Joker: Folie a Deux (2024)

Direction: Todd Phillips
Country: USA 

Five years after the remarkable Joker, its sequel, Folie à Deux, feels more like a crowd-pleasing cabaret show than a gripping psychological thriller. Directed once again by Todd Phillips and starring Joaquin Phoenix, the film fails to capture even half the impact of its predecessor. While attempting to juggle multiple genres—a courtroom drama, a depressive musical, a twisted love story, and a social satire—it ultimately collapses under the weight of its own ambitions. 

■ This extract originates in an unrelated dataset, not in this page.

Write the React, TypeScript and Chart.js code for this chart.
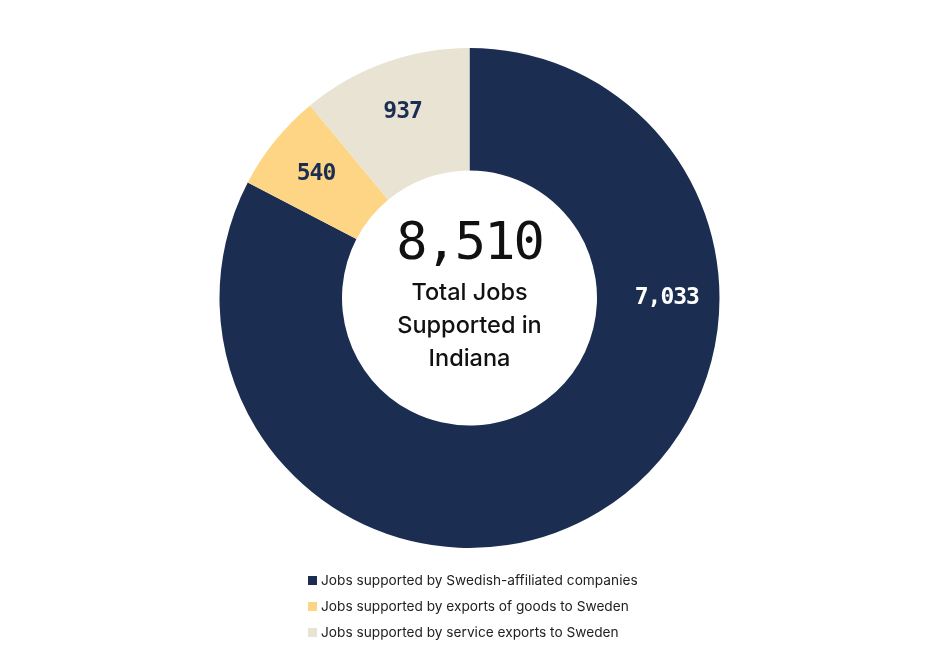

Lady Gaga co-stars as the manipulative Lee, also known as Harley Quinn, singing mediocrely throughout and showing little to no chemistry with Phoenix. Their bizarre romance lacks the emotional depth needed to sustain the story, and the film looks too self-absorbed in showing the viewers how quirky and moving it thinks it really is. Meaningless and unnecessarily long, Folie a Deux is less and less appealing as it lurched toward the end. If you’re expecting chills or thrills, you'll be disappointed. The inclusion of jazz standards disrupts any potential for the sinister, unsettling atmosphere one might expect from a film centered on iconic supervillains.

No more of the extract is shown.